Photo Credit: John F. Kennedy Library
“We choose to go to the Moon in this decade and do the other things, not because they are easy, but because they are hard.”-
John F. Kennedy
This bold proclamation echoed across Rice University, and into history, on a hot, September day in 1962. When these words were spoken, the necessary knowledge and technology to accomplish this task did not exist, but the requisite energy, passion, and creativity were in abundant supply. President Kennedy’s bold declaration spurred America to action, and seven years later Apollo 11 astronauts would successfully land on the moon.
This iconic speech demonstrates the power of setting daring and courageous goals, even if they seem impossible.
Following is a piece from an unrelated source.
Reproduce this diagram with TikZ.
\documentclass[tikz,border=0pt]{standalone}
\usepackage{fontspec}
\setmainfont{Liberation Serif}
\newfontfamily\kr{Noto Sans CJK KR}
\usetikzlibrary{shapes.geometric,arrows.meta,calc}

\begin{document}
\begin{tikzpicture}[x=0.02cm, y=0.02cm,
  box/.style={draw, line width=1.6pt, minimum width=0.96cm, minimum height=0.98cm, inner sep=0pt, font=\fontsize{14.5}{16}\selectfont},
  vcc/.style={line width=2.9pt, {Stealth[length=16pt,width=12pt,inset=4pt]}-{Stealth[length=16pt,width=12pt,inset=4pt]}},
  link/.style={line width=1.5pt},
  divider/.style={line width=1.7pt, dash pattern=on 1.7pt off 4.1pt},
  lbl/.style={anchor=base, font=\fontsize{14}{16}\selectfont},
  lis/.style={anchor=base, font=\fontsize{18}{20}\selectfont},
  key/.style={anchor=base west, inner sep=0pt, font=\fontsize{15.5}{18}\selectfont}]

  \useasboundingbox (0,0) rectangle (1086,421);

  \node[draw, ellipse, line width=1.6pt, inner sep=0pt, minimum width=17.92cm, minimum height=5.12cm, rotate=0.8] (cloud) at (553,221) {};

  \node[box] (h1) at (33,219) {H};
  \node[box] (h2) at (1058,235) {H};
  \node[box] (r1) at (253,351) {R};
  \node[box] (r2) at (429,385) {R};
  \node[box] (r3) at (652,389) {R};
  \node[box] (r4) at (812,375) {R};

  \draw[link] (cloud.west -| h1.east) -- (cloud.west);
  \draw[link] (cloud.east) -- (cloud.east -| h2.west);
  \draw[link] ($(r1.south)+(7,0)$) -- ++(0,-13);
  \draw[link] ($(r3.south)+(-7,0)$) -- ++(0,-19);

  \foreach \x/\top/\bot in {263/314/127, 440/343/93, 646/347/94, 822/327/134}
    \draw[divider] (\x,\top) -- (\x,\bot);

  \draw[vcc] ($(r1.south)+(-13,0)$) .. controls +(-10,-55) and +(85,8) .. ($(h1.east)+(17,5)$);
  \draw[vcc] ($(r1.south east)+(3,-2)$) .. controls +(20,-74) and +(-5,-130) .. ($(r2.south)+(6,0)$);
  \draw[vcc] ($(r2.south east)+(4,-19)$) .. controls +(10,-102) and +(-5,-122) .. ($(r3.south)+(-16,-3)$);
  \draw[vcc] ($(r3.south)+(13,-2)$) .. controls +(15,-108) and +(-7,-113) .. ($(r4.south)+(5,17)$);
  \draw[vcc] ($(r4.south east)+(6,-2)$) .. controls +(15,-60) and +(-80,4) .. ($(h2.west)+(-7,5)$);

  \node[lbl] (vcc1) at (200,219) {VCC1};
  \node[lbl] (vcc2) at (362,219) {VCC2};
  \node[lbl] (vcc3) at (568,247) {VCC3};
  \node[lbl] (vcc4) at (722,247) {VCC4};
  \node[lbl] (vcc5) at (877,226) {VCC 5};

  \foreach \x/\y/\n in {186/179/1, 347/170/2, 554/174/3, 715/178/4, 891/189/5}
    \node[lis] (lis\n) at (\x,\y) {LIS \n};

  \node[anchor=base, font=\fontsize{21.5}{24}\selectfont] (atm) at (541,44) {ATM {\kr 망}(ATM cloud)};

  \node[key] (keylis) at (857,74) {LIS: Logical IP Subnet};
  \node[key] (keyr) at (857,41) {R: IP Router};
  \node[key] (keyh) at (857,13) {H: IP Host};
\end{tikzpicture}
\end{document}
I believe educators should inspire students to call their own “moonshots”. Certainly, we help students set goals, but I worry our approach is too pragmatic. Critics will denote the astronomical odds of becoming a professional basketball player or a student at Harvard. While goal setting should possess verisimilitude, it should also be flecked with encouragement and motivation. Students should be informed of accompanying challenges, not to dampen enthusiasm, but to help them develop a plan of action.
I have a friend who I consider to be a great parent. He empowers his kids to call moonshots. When they would set ambitious goals he would verify they understood the sacrifices involved. Essentially, he would ask them, “Is this something you really want to do?” If they did, he would simply state, “Alright, let’s find a way to make it happen.” It’s a profound and empowering statement.
This post is not an indictment against educators. It’s an indictment against myself. Too often I countered bold dreams with dissuading statistics. I didn’t do this to be cruel, I just wanted to ensure students set realistic and attainable goals. I now realize it wasn’t my responsibility to determine which goals were reasonable and attainable. It was my responsibility to listen, verify commitment, and help them find a way to make it happen.
We are in desperate need of moonshots to solve today’s dynamic problems. While we currently lack the knowledge and technology to solve these issues, the required energy, passion, and creativity are abundant in today’s classrooms.